At first there was a line, organized naturally by the group with little oversight from the teacher. There was however, a dramatic inefficiency not only with the flow rate of water fountain itself, but the speed and volume at which the children were drinking.

As the teacher grew impatient that the line wasn’t moving fast enough, the kids themselves started to urge those drinking to ‘hurry up’. Some children took quick sips in order to maintain order, while others ignored the cries of others and kept drinking. Peculiarly, these were the loudest of the group to cite impatience for those that were ahead of them.

One even thought the water fountain was a good time to re-wet his hair after his lengthy drink, angering the crowd.

There was a relatively even behavior between age groups, ethnicity and gender, although it was clear that the young boys with the loudest clothes/haircuts (must be the coolest kids) carried a different attitude and pushed the envelope further by not drinking quickly or frugally, even when shoved.

At this point, a second group of children arrived and there was complete chaos.
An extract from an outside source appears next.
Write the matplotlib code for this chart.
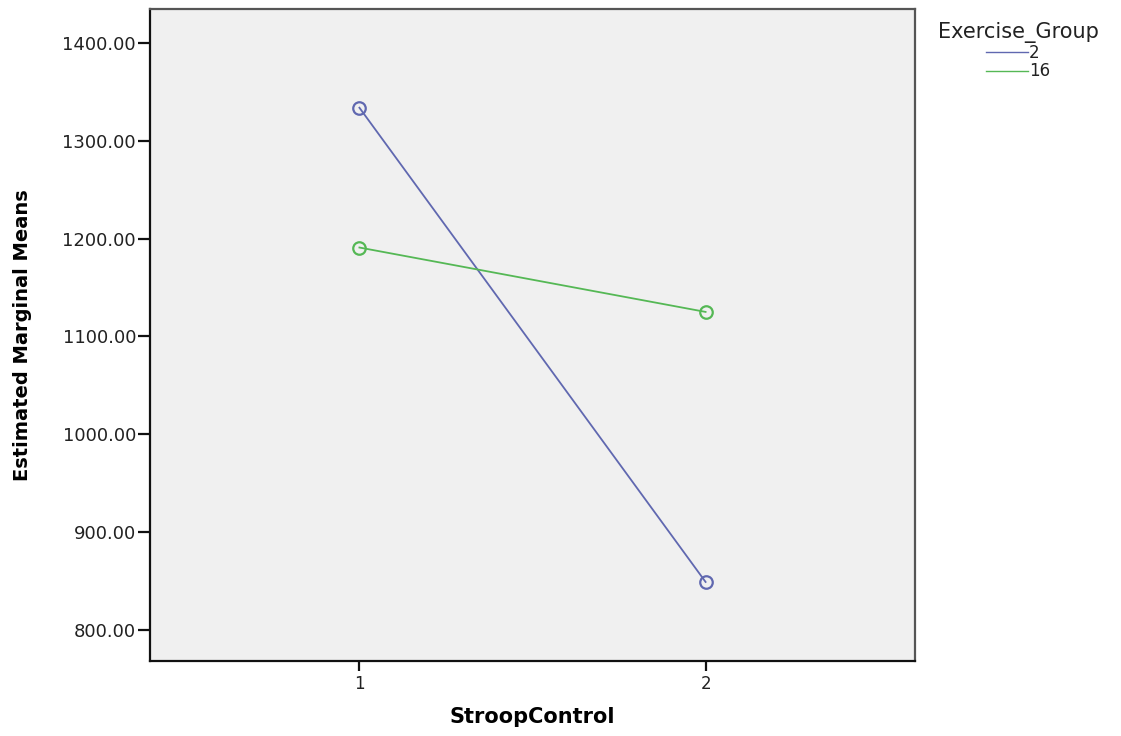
import matplotlib
matplotlib.use("Agg")
import matplotlib.pyplot as plt

# estimated marginal means
stroop_levels = [1, 2]
groups = ["2", "16"]
means_group_2 = [1333.7, 849.0]
means_group_16 = [1190.8, 1125.0]
y_ticks = [800, 900, 1000, 1100, 1200, 1300, 1400]

colors = {"2": "#6068b0", "16": "#55b855"}

fig = plt.figure(figsize=(11.21, 7.36), dpi=100)
ax = fig.add_axes([150 / 1121, 75 / 736, 765 / 1121, 652 / 736])
ax.set_facecolor("#f0f0f0")

lines = []
for g, vals in zip(groups, [means_group_2, means_group_16]):
    ln, = ax.plot(stroop_levels, vals, color=colors[g], lw=1.3,
                  marker="o", ms=9, mfc="none", mec=colors[g], mew=1.6, label=g)
    lines.append(ln)

ax.set_xlim(0.395, 2.605)
ax.set_ylim(768.2, 1434.6)
ax.set_xticks(stroop_levels)
ax.set_xticklabels([str(s) for s in stroop_levels])
ax.set_yticks(y_ticks)
ax.set_yticklabels([f"{v:.2f}" for v in y_ticks])

for side in ["left", "bottom"]:
    ax.spines[side].set_color("#111111")
    ax.spines[side].set_linewidth(1.6)
for side in ["top", "right"]:
    ax.spines[side].set_color("#555555")
    ax.spines[side].set_linewidth(1.6)

ax.tick_params(axis="y", direction="out", length=9, width=1.6, color="#111111",
               labelsize=13, labelcolor="#222222", pad=1)
ax.tick_params(axis="x", direction="out", length=7, width=1.6, color="#111111",
               labelsize=12, labelcolor="#222222", pad=3)

ax.set_ylabel("Estimated Marginal Means", fontweight="bold",
              fontsize=14, labelpad=22)
ax.set_xlabel("StroopControl", fontweight="bold",
              fontsize=15, labelpad=10)

leg = fig.legend(handles=lines, labels=groups, title="Exercise_Group",
                 loc="upper left", bbox_to_anchor=(926 / 1121, 1 - 10 / 736),
                 frameon=False, fontsize=12, title_fontsize=15,
                 handlelength=2.5, handletextpad=0.1, labelspacing=0.05,
                 borderpad=0.2)
for h in leg.legend_handles:
    h.set_marker("")
    h.set_linewidth(1.0)
for t in leg.get_texts():
    t.set_color("#222222")
leg.get_title().set_color("#222222")

fig.savefig("out.png", dpi=100, facecolor="white")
The teacher decided to install a countdown system and give each student three seconds to complete their drink. This aided the efficiency considerably, particularly when two children of the group who assumed a policing role to support their teacher’s counting.

The girls on average became more compliant and took drinks that finished either before the last number or right on the dot. Some boys would meet the three second condition, but most would always try to steal another second or two, checking for their teacher’s attention out of the corner of their eye.

While there was a lot of subjectivity to my observation (including my own biases), and there was no doubt differences in levels of thirst, mouth position and button control, it was a fascinating observation of human behavior, group dynamics, social conditioning and hierarchy.

None of the teachers took a drink.

As the group dwindled down to one last student, I watched her intently. She had stood at the water fountain the entire time watching and waiting. Quietly and confidently opening her bag, she pulled out a water bottle and negotiated with the teacher that she would be ten seconds in exchange for her patient behavior – seven more more than her counterparts!

Filling her water bottle up to the brim, she caught up with her friend and offered a sip, buying immediate social currency.

Her tactical negotiation for 2.3x time yielded a 200x return in volume, a deepened relationship, and a desirable and distributable product.

If you could watch a group of people, observe their behaviors and predict their futures based on raw behavior, I first hand saw future enforcers, rule breakers, obedient followers, opportunists, and an entrepreneur.